Data provided:
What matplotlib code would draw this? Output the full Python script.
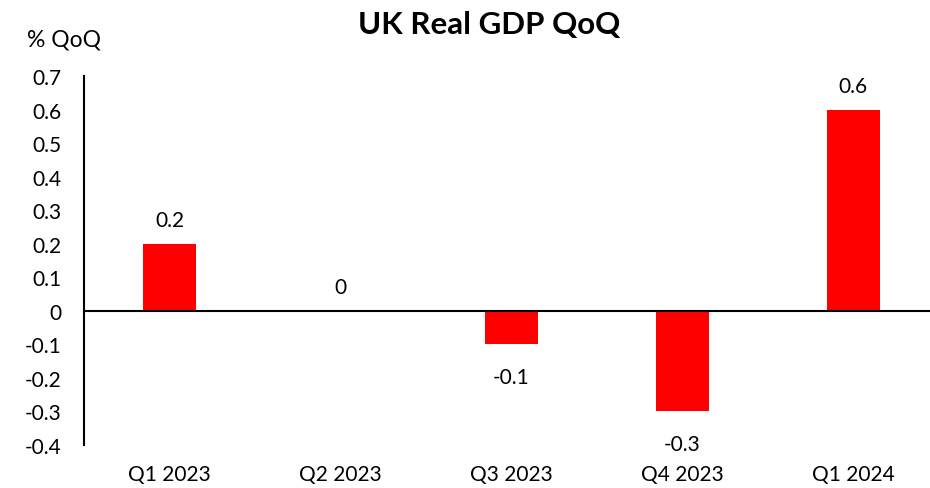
import matplotlib
matplotlib.use("Agg")
import matplotlib.pyplot as plt

categories = ["Q1 2023", "Q2 2023", "Q3 2023", "Q4 2023", "Q1 2024"]
values = [0.2, 0.0, -0.1, -0.3, 0.6]
yticks = [-0.4, -0.3, -0.2, -0.1, 0, 0.1, 0.2, 0.3, 0.4, 0.5, 0.6, 0.7]
ytick_labels = ["-0.4", "-0.3", "-0.2", "-0.1", "0", "0.1", "0.2", "0.3", "0.4", "0.5", "0.6", "0.7"]

plt.rcParams['font.family'] = ['Lato', 'DejaVu Sans']

fig = plt.figure(figsize=(9.3, 4.89), dpi=100)
ax = fig.add_axes([84/930, 1-446/489, 1-84/930, (446-77)/489])

x = list(range(len(categories)))
ax.bar(x, values, width=0.31, color="#ff0000")
ax.axhline(0, color="black", lw=1.5, zorder=3)
ax.set_xlim(-0.5, 4.45)
ax.set_ylim(-0.4, 0.7)
ax.set_yticks(yticks)
ax.set_yticklabels(ytick_labels, fontsize=15)
ax.set_xticks(x)
ax.set_xticklabels(categories, fontsize=15)
ax.tick_params(axis='both', length=0)
ax.tick_params(axis='y', pad=16)
ax.tick_params(axis='x', pad=14)
for s in ["top", "right", "bottom"]:
    ax.spines[s].set_visible(False)
ax.spines["left"].set_linewidth(1.5)

for xi, v in zip(x, values):
    lab = "0" if v == 0 else f"{v:g}"
    if v >= 0:
        ax.annotate(lab, (xi, v), xytext=(0, 10), textcoords="offset points",
                    ha="center", va="bottom", fontsize=15)
    else:
        ax.annotate(lab, (xi, v), xytext=(0, -16), textcoords="offset points",
                    ha="center", va="top", fontsize=15)

fig.text(489/930, 1-25/489, "UK Real GDP QoQ", ha="center", va="center",
         fontsize=22.5, fontweight="bold")
fig.text(27/930, 1-40/489, "% QoQ", ha="left", va="center", fontsize=16.5)

fig.savefig("out.png", dpi=100)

Goal of the exercise: All of the material above needs to be restated exactly, with no pictures.

Task answer:
What matplotlib code would draw this? Output the full Python script.
import matplotlib
matplotlib.use("Agg")
import matplotlib.pyplot as plt

categories = ["Q1 2023", "Q2 2023", "Q3 2023", "Q4 2023", "Q1 2024"]
values = [0.2, 0.0, -0.1, -0.3, 0.6]
yticks = [-0.4, -0.3, -0.2, -0.1, 0, 0.1, 0.2, 0.3, 0.4, 0.5, 0.6, 0.7]
ytick_labels = ["-0.4", "-0.3", "-0.2", "-0.1", "0", "0.1", "0.2", "0.3", "0.4", "0.5", "0.6", "0.7"]

plt.rcParams['font.family'] = ['Lato', 'DejaVu Sans']

fig = plt.figure(figsize=(9.3, 4.89), dpi=100)
ax = fig.add_axes([84/930, 1-446/489, 1-84/930, (446-77)/489])

x = list(range(len(categories)))
ax.bar(x, values, width=0.31, color="#ff0000")
ax.axhline(0, color="black", lw=1.5, zorder=3)
ax.set_xlim(-0.5, 4.45)
ax.set_ylim(-0.4, 0.7)
ax.set_yticks(yticks)
ax.set_yticklabels(ytick_labels, fontsize=15)
ax.set_xticks(x)
ax.set_xticklabels(categories, fontsize=15)
ax.tick_params(axis='both', length=0)
ax.tick_params(axis='y', pad=16)
ax.tick_params(axis='x', pad=14)
for s in ["top", "right", "bottom"]:
    ax.spines[s].set_visible(False)
ax.spines["left"].set_linewidth(1.5)

for xi, v in zip(x, values):
    lab = "0" if v == 0 else f"{v:g}"
    if v >= 0:
        ax.annotate(lab, (xi, v), xytext=(0, 10), textcoords="offset points",
                    ha="center", va="bottom", fontsize=15)
    else:
        ax.annotate(lab, (xi, v), xytext=(0, -16), textcoords="offset points",
                    ha="center", va="top", fontsize=15)

fig.text(489/930, 1-25/489, "UK Real GDP QoQ", ha="center", va="center",
         fontsize=22.5, fontweight="bold")
fig.text(27/930, 1-40/489, "% QoQ", ha="left", va="center", fontsize=16.5)

fig.savefig("out.png", dpi=100)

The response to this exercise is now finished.